Based on your description, you're encountering unexpected behavior in your data querying logic. It seems that the query might not be targeting the specific field you're intending to search against. Vertex AI Search requires you to specify which field to match against in your queries. This ensures that the search is more precise and relevant to the specific data you are querying. By defining the field, you can avoid generic matches and improve the accuracy of your search results. With regard to this, you can consider the following, which might help you answer your current scenario:

  • Query Relevance:
    • Relevance Threshold: The RelevanceThreshold you've set to HIGH might not be sufficient to filter out non-relevant results. This is good for precise matches but might be too restrictive for natural language queries.You might want to experiment with ‘discoveryenginepb.SearchRequest_MEDIUM’ or even ‘discoveryenginepb.SearchRequest_LOW’ to allow for broader matches.

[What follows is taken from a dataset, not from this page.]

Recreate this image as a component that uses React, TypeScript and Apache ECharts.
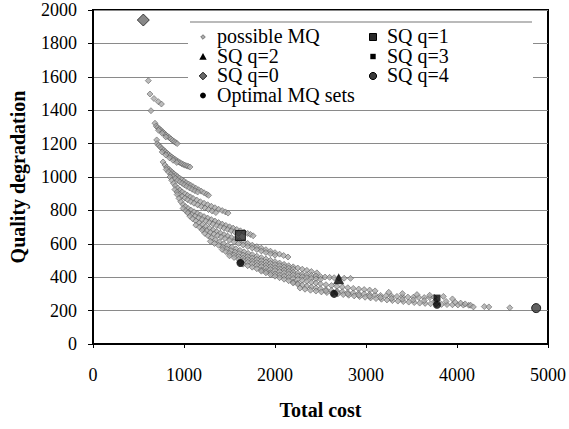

    • Query Expansion: Your query might be too broad. For example, "any info about dogs?" could be triggering a match for "cats" as well due to the general nature of the query. Consider refining the query logic to more precisely match specific terms.
  • Data Structure:
    • Ensure your CSV data is indexed correctly in the data store. If the search engine is not configured to index specific fields, it might not behave as expected. The ‘pets’ field should be indexed to enable efficient search.
  • Search Logic
    • Modify your search request to specifically target the "pets" field. You can use filtering in your search request to limit the results to relevant documents. Consider using the ‘Filter’ parameter in your ‘SearchRequest’ to specify that you only want documents where the ‘pets’ field matches the user's query.

I hope the above information is helpful.